We can even go further based on what we see in Gregory's and John's arguments. Explanatory priority seems to have been an inevitable consequences of reading John 16:14-15 in the eternal context, which likewise seems to have been the unanimous consensus of every Father who wrote about it around the time of Constantinople I. For example, Hilary particularly comments (De Trin., Book VIII) that while John 16 uses the future tense "will receive," this is just the working-out of the eternal Trinitarian relations in the temporal context, and there does not appear to be even one dissenting voice from that view. The belief that John 15:26 somehow uniquely signified the divine relations in eternity is completely absent; rather, that belief is performatively contradicted by the exegesis of John 16:14-15.
If we are open to metaphysical plurality in these various schools, then what I have written would not amount to a refutation of the GE view, so much as a truce based on the admission that we cannot know for certain which of these descriptions of the theological mystery is most accurate.
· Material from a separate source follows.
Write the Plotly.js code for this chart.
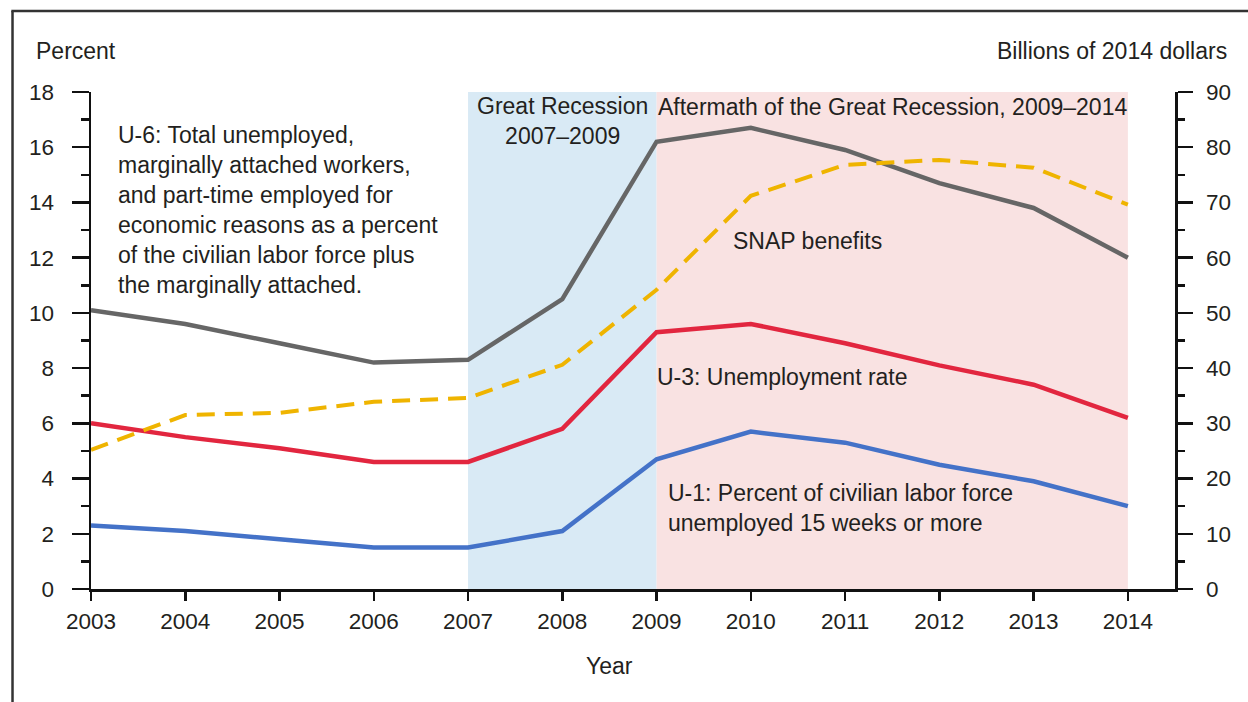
<!DOCTYPE html>
<html>
<head>
<meta charset="utf-8">
<script src="https://cdn.plot.ly/plotly-3.0.1.min.js"></script>
<style>
html,body{margin:0;padding:0;background:#fff;}
#chart{width:1248px;height:702px;}
</style>
</head>
<body>
<div id="chart"></div>
<script>
// ---- data ----
const years = [2003, 2004, 2005, 2006, 2007, 2008, 2009, 2010, 2011, 2012, 2013, 2014];
const u6 = [10.1, 9.6, 8.9, 8.2, 8.3, 10.5, 16.2, 16.7, 15.9, 14.7, 13.8, 12.0];
const u3 = [6.0, 5.5, 5.1, 4.6, 4.6, 5.8, 9.3, 9.6, 8.9, 8.1, 7.4, 6.2];
const u1 = [2.3, 2.1, 1.8, 1.5, 1.5, 2.1, 4.7, 5.7, 5.3, 4.5, 3.9, 3.0];
const snap = [25.2, 31.5, 31.9, 33.9, 34.6, 40.6, 54.2, 71.2, 76.8, 77.7, 76.3, 69.6];
const recession = [2007, 2009];
const aftermath = [2009, 2014];
const leftTicks = [0, 2, 4, 6, 8, 10, 12, 14, 16, 18];
const rightTicks = [0, 10, 20, 30, 40, 50, 60, 70, 80, 90];

const FONT = 'Liberation Sans, Arial, sans-serif';
const TXT = '#231f20';
const FS = 23;
const TFS = 22.5;

const traces = [
  {x: years, y: u6, mode: 'lines', line: {color: '#666666', width: 4.5}, name: 'U-6', hoverinfo: 'x+y'},
  {x: years, y: u3, mode: 'lines', line: {color: '#e2263f', width: 4.5}, name: 'U-3', hoverinfo: 'x+y'},
  {x: years, y: u1, mode: 'lines', line: {color: '#4472c8', width: 4.5}, name: 'U-1', hoverinfo: 'x+y'},
  {x: years, y: snap, mode: 'lines', yaxis: 'y2', line: {color: '#efb400', width: 4, dash: '18px,10px'}, name: 'SNAP benefits', hoverinfo: 'x+y'}
];

function ann(text, x, y, xanchor, extra) {
  return Object.assign({text: text, x: x, y: y, xref: 'x', yref: 'y', xanchor: xanchor, yanchor: 'middle',
    showarrow: false, align: 'left', font: {family: FONT, size: FS, color: TXT}}, extra || {});
}

const layout = {
  width: 1248, height: 702,
  margin: {l: 91, r: 73, t: 92, b: 113},
  paper_bgcolor: '#ffffff', plot_bgcolor: 'rgba(0,0,0,0)',
  showlegend: false,
  font: {family: FONT, size: FS, color: TXT},
  xaxis: {
    range: [2003, 2014.5], tickvals: years, ticktext: years.map(String),
    showgrid: false, zeroline: false, showline: true, linecolor: '#111', linewidth: 2.5,
    ticks: 'outside', ticklen: 9, tickwidth: 2.5, tickcolor: '#111',
    ticklabelstandoff: 1,
    tickfont: {family: FONT, size: TFS, color: TXT}, fixedrange: true
  },
  yaxis: {
    range: [0, 18], tickvals: leftTicks, showgrid: false, zeroline: false,
    showline: true, linecolor: '#111', linewidth: 2.5,
    ticks: 'outside', ticklen: 17, tickwidth: 2.5, tickcolor: '#111',
    minor: {dtick: 1, ticks: 'outside', ticklen: 8, tickwidth: 2.5, tickcolor: '#111'},
    ticklabelstandoff: 13,
    tickfont: {family: FONT, size: TFS, color: TXT}, fixedrange: true
  },
  yaxis2: {
    range: [0, 90], tickvals: rightTicks, overlaying: 'y', side: 'right', anchor: 'x',
    showgrid: false, zeroline: false, showline: true, linecolor: '#111', linewidth: 2.5,
    ticks: 'outside', ticklen: 15, tickwidth: 2.5, tickcolor: '#111',
    minor: {dtick: 5, ticks: 'outside', ticklen: 7, tickwidth: 2.5, tickcolor: '#111'},
    ticklabelstandoff: 9,
    tickfont: {family: FONT, size: TFS, color: TXT}, fixedrange: true
  },
  shapes: [
    {type: 'rect', xref: 'x', yref: 'paper', x0: recession[0], x1: recession[1], y0: 0, y1: 1,
     fillcolor: '#d9eaf5', line: {width: 0}, layer: 'below'},
    {type: 'rect', xref: 'x', yref: 'paper', x0: aftermath[0], x1: aftermath[1], y0: 0, y1: 1,
     fillcolor: '#f9e2e2', line: {width: 0}, layer: 'below'},
    // outer frame (left and top borders)
    {type: 'line', xref: 'paper', yref: 'paper', x0: -0.0724, x1: -0.0724, y0: 1.163, y1: -0.26,
     line: {color: '#333333', width: 2.5}},
    {type: 'line', xref: 'paper', yref: 'paper', x0: -0.0735, x1: 1.1, y0: 1.163, y1: 1.163,
     line: {color: '#333333', width: 2.5}}
  ],
  annotations: [
    {text: 'Percent', xref: 'paper', yref: 'paper', x: -0.0525, y: 1.0825, xanchor: 'left', yanchor: 'middle',
     showarrow: false, font: {family: FONT, size: FS, color: TXT}},
    {text: 'Billions of 2014 dollars', xref: 'paper', yref: 'paper', x: 1.050, y: 1.0825, xanchor: 'right', yanchor: 'middle',
     showarrow: false, font: {family: FONT, size: FS, color: TXT}},
    ann('Great Recession<br>2007–2009', 2008.0, 16.95, 'center', {align: 'center'}),
    ann('Aftermath of the Great Recession, 2009–2014', 2008.99, 17.46, 'left'),
    ann('U-6: Total unemployed,<br>marginally attached workers,<br>and part-time employed for<br>economic reasons as a percent<br>of the civilian labor force plus<br>the marginally attached.', 2003.26, 13.73, 'left'),
    ann('SNAP benefits', 2009.79, 12.6, 'left'),
    ann('U-3: Unemployment rate', 2008.98, 7.68, 'left'),
    ann('U-1: Percent of civilian labor force<br>unemployed 15 weeks or more', 2009.1, 2.95, 'left'),
    {text: 'Year', xref: 'x', yref: 'paper', x: 2008.5, y: -0.155, xanchor: 'center', yanchor: 'middle',
     showarrow: false, font: {family: FONT, size: FS, color: TXT}}
  ]
};

Plotly.newPlot('chart', traces, layout, {displayModeBar: false, staticPlot: true});
</script>
</body>
</html>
What such openness would not allow is the assertion that the filioque is definitely wrong, because that would be confusing a particular metaphysical explanation of the Trinitarian mystery with the Trinitarian dogma itself. We might quibble over the right way to express the explanatory priority of the Son to the Spirit, what the philosophical questions associated with it are, or even what the term ekporeuomenon actually means in the creed (is it solely emergence from an original source or not?). But even if those disputes cannot be settled, Williams has nonetheless demonstrated that the unquestionably agreed requirements (three relationally distinct subjects having a numerically identical essence, power, and activity) suffice to mount a formidable defense against the philosophical opponents to creedal Christianity.